Homemade, la recensione della raccolta di corti su Netflix
17 registi filmano il proprio lockdown ma Homemade è più che altro il risultato della loro vanità e pigrizia
Homemade è una spremuta di idee che non sono tali e storie per nulla interessanti, in cui nomi altisonanti o provano ad alzare l’asticella con risultati di una noia che impressiona per lo scarso minutaggio (tra i 7 e i 10 minuti a testa) come per esempio avviene nei corti di Maggie Gyllenhaal, Kristen Stewart o Naomi Kawase, oppure sì limitano a riprendere mogli, mariti, gatti, figli e anche solo i loro salotti con voci fuori campo che raccontano delle terribili tensioni e del loro stress, come fanno Nadine Labaki, Natalia Beristain, Antonio Campos, David Mackenzie, Gurinder Chadha (che almeno sa narrare) e Rachel Morrison.
I rimanenti che hanno avuto uno straccio di idea o almeno vivevano in un contesto vagamente interessante, hanno confezionato qualcosa di se non altro vedibile (Johnny Ma, Rungano Nyoni, Sebastian Schipper, Sebastian Lelio).

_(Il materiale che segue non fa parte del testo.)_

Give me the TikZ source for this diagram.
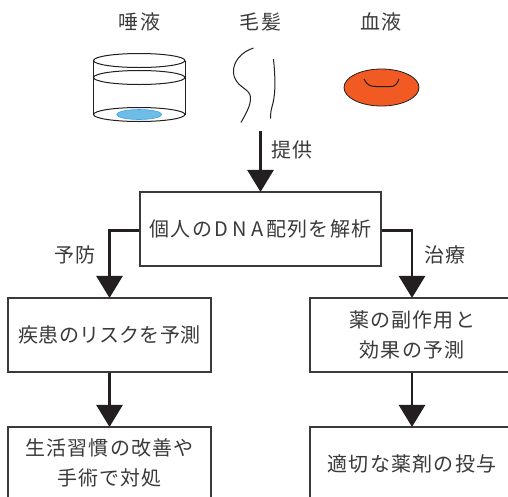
\documentclass[tikz,border=0pt]{standalone}
\usepackage{fontspec}
\usetikzlibrary{arrows.meta}
\newfontfamily\jpf[LetterSpace=6]{Noto Sans CJK JP}
\newfontfamily\jpn[LetterSpace=1]{Noto Sans CJK JP}
\definecolor{ink}{HTML}{3A3A3A}
\definecolor{arrowk}{HTML}{231F20}
\tikzset{
  lbl/.style={font=\jpf\fontsize{20}{30}\selectfont,text=ink,inner sep=0pt,align=center},
  box/.style={draw=ink,line width=1.1pt,fill=white,minimum height=74pt,inner sep=0pt,lbl},
  conn/.style={draw=arrowk,line width=2.8pt,-{Triangle[width=26pt,length=22pt]},shorten >=-0.5pt},
  thin/.style={draw=arrowk,line width=1pt},
}
\begin{document}
\begin{tikzpicture}[x=1pt,y=-1pt]
\useasboundingbox (0,0) rectangle (508,496);
\begin{scope}
\clip (0,0) rectangle (508,496);
\node[box,minimum width=241pt] (main) at (260.5,229) {個人の\kern2.5pt D\kern4.5pt N\kern4.5pt A\kern2.5pt 配列を解析};
\node[box,minimum width=203pt,font=\jpn\fontsize{20}{30}\selectfont] (risk) at (109.5,335) {疾患のリスクを予測};
\node[box,minimum width=204pt] (side) at (412,335) {薬の副作用と\\効果の予測};
\node[box,minimum width=203pt] (life) at (109.5,464) {};
\node[box,minimum width=204pt] (drug) at (412,464) {};
\end{scope}
\node[lbl] at (109.5,463) {生活習慣の改善や\\手術で対処};
\node[lbl] at (412,464) {適切な薬剤の投与};
\node[lbl] (saliva) at (139.5,22) {唾液};
\node[lbl] (hairl) at (260.5,22) {毛髪};
\node[lbl] (blood) at (381,22) {血液};
\node[lbl] (give) at (292,150) {提供};
\node[lbl] (prev) at (75,255) {予防};
\node[lbl] (treat) at (445,255) {治療};
\coordinate (src) at (260.5,131);
\draw[conn] (src) -- (main.north);
\draw[conn] ([yshift=-1.5pt]main.west) -| (risk.north);
\draw[conn] ([yshift=-1.5pt]main.east) -| (side.north);
\draw[conn] (risk.south) -- (risk.south |- life.north);
\draw[conn] (side.south) -- (side.south |- drug.north);
% beaker
\draw[thin] (93.5,60.5) -- (93.5,114.5) (185,60.5) -- (185,114.5);
\draw[thin] (139.2,60.5) ellipse [x radius=45.7,y radius=7];
\draw[thin] (139.2,77.5) ellipse [x radius=45.7,y radius=7];
\draw[thin] (139.2,114.5) ellipse [x radius=45.7,y radius=7];
\fill[fill={rgb,255:red,111;green,188;blue,232},draw={rgb,255:red,58;green,168;blue,224},line width=0.6pt] (139.2,114.5) ellipse [x radius=22.5,y radius=5];
% hair
\draw[thin] (253.5,48) .. controls (241,52) and (233,62) .. (233.5,72) .. controls (234,87) and (250,88) .. (250.5,97) .. controls (251,106) and (245,115) .. (241,122.5);
\draw[thin] (273.5,59) .. controls (275,75) and (276,90) .. (273,103) .. controls (271,110) and (270.5,113) .. (270.5,118.5);
% blood cell
\draw[draw=arrowk,line width=0.8pt,fill={rgb,255:red,241;green,90;blue,34}] (381.5,87.5) ellipse [x radius=37.5,y radius=18.5];
\draw[thin] (364,79) .. controls (367,85) and (370,86.5) .. (376,86.5) -- (391,86.5) .. controls (395,86.5) and (397,84) .. (399,79);
\end{tikzpicture}
\end{document}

Gli unici a farsi venire delle idee e di cui valga la pena parlare sono Sorrentino, Larrain, Lady Lj e Ana Lily Amirpour.
Paolo Sorrentino gira uno dei corti se non altro più goduriosi, mette a frutto la pigrizia e crea, a partire da un’idea semplice e dalle sue ossessioni. Inventa personaggi reali di fantasia come è solito fare, racconta l’isolamento di figure potenti dentro l’abitazione (la sua) in cui è isolato, fa tantissima ironia, cerca di divertirsi e trova inquadrature divertenti (alcune fatte con il cellulare da sé ricordano quelle che spesso Luca Bigazzi compie nei suoi film) e momenti a suo modo unici o meglio che avremmo potuto vedere giusto in un film di Michel Gondry (quello in cui il Papa balla con la regina poi è bellissimo).
Pablo Larrain gira qualcosa che ha poco a che vedere con il lockdown ma almeno è scritto e recitato benissimo, è un corto che fosse fatto da un esordiente segnalerebbe una capacità non comune di scrivere personaggi e dirigere attori.
Lady Lj ripete l’idea cruciale di I Miserabili, peggiorandola, ma almeno è qualcosa, racconta uno spicchio di lockdown, mostra un mondo.
Infine Ana Lily Amirpour, ultimo dei corti, pur aderendo al club della voce fuoricampo che pontifica con pesantezza regala vere immagini potenti: Hollywood deserta, le strade, i cinema, le palme e lei (un’iraniana che lì è una delle molte forze straniere) che la attraversa in bici con mascherina. Qualcosa di finalmente potente, il luogo del postapocalittico ripreso in un momento in cui davvero pare postapocalittico e sembra sforzarsi esso stesso (con le scritte nei cinema) di aderire alla mitologia postapocalittica.